The input
────────────────────
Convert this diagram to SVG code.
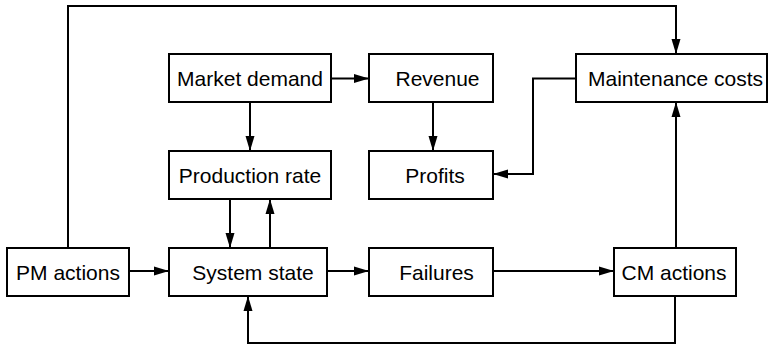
<svg xmlns="http://www.w3.org/2000/svg" width="768" height="345" viewBox="0 0 768 345">
  <style>
    .box { fill: #fff; stroke: #000; stroke-width: 2; }
    .lbl { font-family: "Liberation Sans", Arial, sans-serif; font-size: 21px; fill: #000; }
    .mid { text-anchor: middle; }
    .wire { fill: none; stroke: #000; stroke-width: 2; }
  </style>
  <defs>
    <marker id="arr" viewBox="0 0 15 10" refX="15" refY="5" markerWidth="15" markerHeight="10" markerUnits="userSpaceOnUse" orient="auto">
      <path d="M0,0.5 L15,5 L0,9.5 Z" fill="#000"/>
    </marker>
  </defs>

  <g id="connectors">
    <!-- PM actions up and over to maintenance costs -->
    <path class="wire" d="M68,248 V6 H676 V54" marker-end="url(#arr)"/>
    <!-- Market demand to revenue -->
    <path class="wire" d="M331,78.5 H369" marker-end="url(#arr)"/>
    <!-- Market demand to production rate -->
    <path class="wire" d="M250,102 V151" marker-end="url(#arr)"/>
    <!-- Revenue to profits -->
    <path class="wire" d="M433,102 V151" marker-end="url(#arr)"/>
    <!-- Maintenance costs to profits -->
    <path class="wire" d="M576,78.5 H533 V174 H493" marker-end="url(#arr)"/>
    <!-- Production rate to system state -->
    <path class="wire" d="M230,199 V248" marker-end="url(#arr)"/>
    <!-- System state to production rate -->
    <path class="wire" d="M270,248 V199" marker-end="url(#arr)"/>
    <!-- PM actions to system state -->
    <path class="wire" d="M129,271 H169" marker-end="url(#arr)"/>
    <!-- System state to failures -->
    <path class="wire" d="M327,271 H369" marker-end="url(#arr)"/>
    <!-- Failures to CM actions -->
    <path class="wire" d="M493,271 H614" marker-end="url(#arr)"/>
    <!-- CM actions to maintenance costs -->
    <path class="wire" d="M676,248 V102" marker-end="url(#arr)"/>
    <!-- CM actions back to system state -->
    <path class="wire" d="M675,296 V343 H248 V296" marker-end="url(#arr)"/>
  </g>

  <g id="market-demand">
    <rect class="box" x="169" y="54" width="162" height="48"/>
    <text class="lbl mid" x="250" y="85.5">Market demand</text>
  </g>
  <g id="revenue">
    <rect class="box" x="369" y="54" width="124" height="48"/>
    <text class="lbl mid" x="437.5" y="85.5">Revenue</text>
  </g>
  <g id="maintenance-costs">
    <rect class="box" x="576" y="54" width="191" height="48"/>
    <text class="lbl" x="588" y="85.5">Maintenance costs</text>
  </g>
  <g id="production-rate">
    <rect class="box" x="169" y="151" width="162" height="48"/>
    <text class="lbl mid" x="250" y="182.5">Production rate</text>
  </g>
  <g id="profits">
    <rect class="box" x="369" y="151" width="124" height="48"/>
    <text class="lbl mid" x="435" y="182.5">Profits</text>
  </g>
  <g id="pm-actions">
    <rect class="box" x="7" y="248" width="122" height="48"/>
    <text class="lbl mid" x="68" y="279.5">PM actions</text>
  </g>
  <g id="system-state">
    <rect class="box" x="169" y="248" width="158" height="48"/>
    <text class="lbl mid" x="253" y="279.5">System state</text>
  </g>
  <g id="failures">
    <rect class="box" x="369" y="248" width="124" height="48"/>
    <text class="lbl mid" x="436.5" y="279.5">Failures</text>
  </g>
  <g id="cm-actions">
    <rect class="box" x="614" y="248" width="122" height="48"/>
    <text class="lbl mid" x="674" y="279.5">CM actions</text>
  </g>
</svg>
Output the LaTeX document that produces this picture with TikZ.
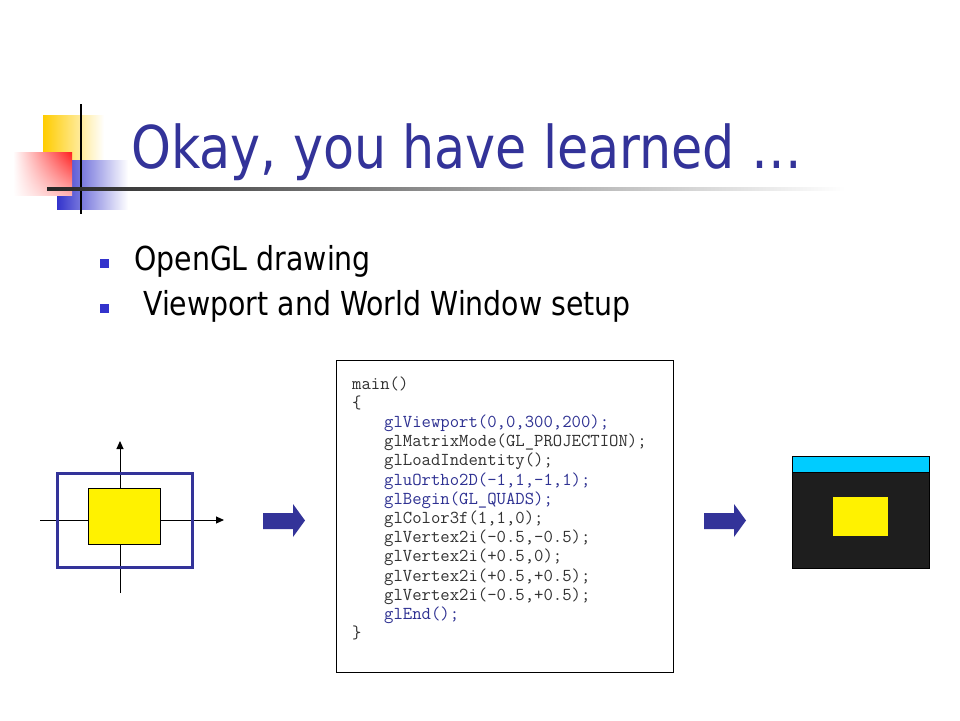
────────────────────
Your goal
Repeat the data in full and exactly. Omit pictures.

Solution to the problem
Convert this diagram to SVG code.
<svg xmlns="http://www.w3.org/2000/svg" width="768" height="345" viewBox="0 0 768 345">
  <style>
    .box { fill: #fff; stroke: #000; stroke-width: 2; }
    .lbl { font-family: "Liberation Sans", Arial, sans-serif; font-size: 21px; fill: #000; }
    .mid { text-anchor: middle; }
    .wire { fill: none; stroke: #000; stroke-width: 2; }
  </style>
  <defs>
    <marker id="arr" viewBox="0 0 15 10" refX="15" refY="5" markerWidth="15" markerHeight="10" markerUnits="userSpaceOnUse" orient="auto">
      <path d="M0,0.5 L15,5 L0,9.5 Z" fill="#000"/>
    </marker>
  </defs>

  <g id="connectors">
    <!-- PM actions up and over to maintenance costs -->
    <path class="wire" d="M68,248 V6 H676 V54" marker-end="url(#arr)"/>
    <!-- Market demand to revenue -->
    <path class="wire" d="M331,78.5 H369" marker-end="url(#arr)"/>
    <!-- Market demand to production rate -->
    <path class="wire" d="M250,102 V151" marker-end="url(#arr)"/>
    <!-- Revenue to profits -->
    <path class="wire" d="M433,102 V151" marker-end="url(#arr)"/>
    <!-- Maintenance costs to profits -->
    <path class="wire" d="M576,78.5 H533 V174 H493" marker-end="url(#arr)"/>
    <!-- Production rate to system state -->
    <path class="wire" d="M230,199 V248" marker-end="url(#arr)"/>
    <!-- System state to production rate -->
    <path class="wire" d="M270,248 V199" marker-end="url(#arr)"/>
    <!-- PM actions to system state -->
    <path class="wire" d="M129,271 H169" marker-end="url(#arr)"/>
    <!-- System state to failures -->
    <path class="wire" d="M327,271 H369" marker-end="url(#arr)"/>
    <!-- Failures to CM actions -->
    <path class="wire" d="M493,271 H614" marker-end="url(#arr)"/>
    <!-- CM actions to maintenance costs -->
    <path class="wire" d="M676,248 V102" marker-end="url(#arr)"/>
    <!-- CM actions back to system state -->
    <path class="wire" d="M675,296 V343 H248 V296" marker-end="url(#arr)"/>
  </g>

  <g id="market-demand">
    <rect class="box" x="169" y="54" width="162" height="48"/>
    <text class="lbl mid" x="250" y="85.5">Market demand</text>
  </g>
  <g id="revenue">
    <rect class="box" x="369" y="54" width="124" height="48"/>
    <text class="lbl mid" x="437.5" y="85.5">Revenue</text>
  </g>
  <g id="maintenance-costs">
    <rect class="box" x="576" y="54" width="191" height="48"/>
    <text class="lbl" x="588" y="85.5">Maintenance costs</text>
  </g>
  <g id="production-rate">
    <rect class="box" x="169" y="151" width="162" height="48"/>
    <text class="lbl mid" x="250" y="182.5">Production rate</text>
  </g>
  <g id="profits">
    <rect class="box" x="369" y="151" width="124" height="48"/>
    <text class="lbl mid" x="435" y="182.5">Profits</text>
  </g>
  <g id="pm-actions">
    <rect class="box" x="7" y="248" width="122" height="48"/>
    <text class="lbl mid" x="68" y="279.5">PM actions</text>
  </g>
  <g id="system-state">
    <rect class="box" x="169" y="248" width="158" height="48"/>
    <text class="lbl mid" x="253" y="279.5">System state</text>
  </g>
  <g id="failures">
    <rect class="box" x="369" y="248" width="124" height="48"/>
    <text class="lbl mid" x="436.5" y="279.5">Failures</text>
  </g>
  <g id="cm-actions">
    <rect class="box" x="614" y="248" width="122" height="48"/>
    <text class="lbl mid" x="674" y="279.5">CM actions</text>
  </g>
</svg>
Output the LaTeX document that produces this picture with TikZ.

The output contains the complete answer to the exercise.